FCA Exposes Clone Broker Janus Options for Using Authorised Firm’s Details

Janus Options is clearly banking on attracting newbie investors who are not aware of the existence of regulatory registers.
Photo: Bloomberg

The United Kingdom’s financial markets watchdog, the Financial Conduct Authority (FCA), today unmasked another fraudulent entity, this time bringing to light the clone firm Janus Options / Kinetex Limited which was added to its warning list of unregulated entities, according to an FCA statement.

The watchdog states in its announcement that the suspicious company is situated at 80-83 Long Lane, London, EC1A 9ET, and that it operates through the website www.janusoptions.com, which is owned and managed by RST Capital LTD, Gnetsch 47, 9496 Balzers, Liechtenstein. Although not blatantly claiming to be FCA regulated, it is clear from visiting its website that Janus Options is indeed attempting to mislead investors that it is offering a legal product through using the details of an authorised firm operating under the name Janus Capital International Ltd.

The named broker is a common type of fraud known as ‘cloned firms’, which usurp the identity of an existing authorized entity in order to give the appearance of trustworthiness or legitimacy, thereby convincing investors of its legitimacy.

Janus Options is clearly banking on attracting newbie investors who are not aware of the existence of regulatory registers and are ill-informed to take investment decisions.

The growth of the binary options market and concerns about consumer protection have prompted the UK Government to consult on proposals to treat binary options as a financial rather than a gambling product. This would mean binary options will be regulated by the financial watchdog, in line with practice across most of the EU.

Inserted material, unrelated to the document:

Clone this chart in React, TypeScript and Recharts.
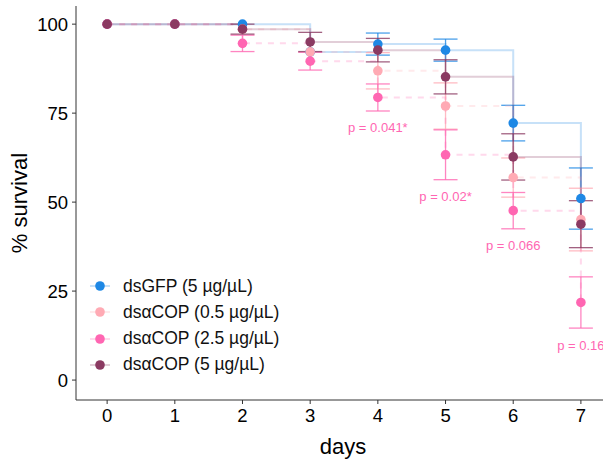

Besides clarifying that the firm in question lacks the proper authorisation to be targeting British customers, the FCA also said in its official statement that it strongly advises investors to only deal with financial firms that are authorised, and check the Financial Services Register to ensure they are. The UK watchdog further added: “You should be aware that if you give money to an unauthorised firm, you will not be covered by the Financial Ombudsman Service or Financial Services Compensation Scheme (FSCS) if things go wrong.”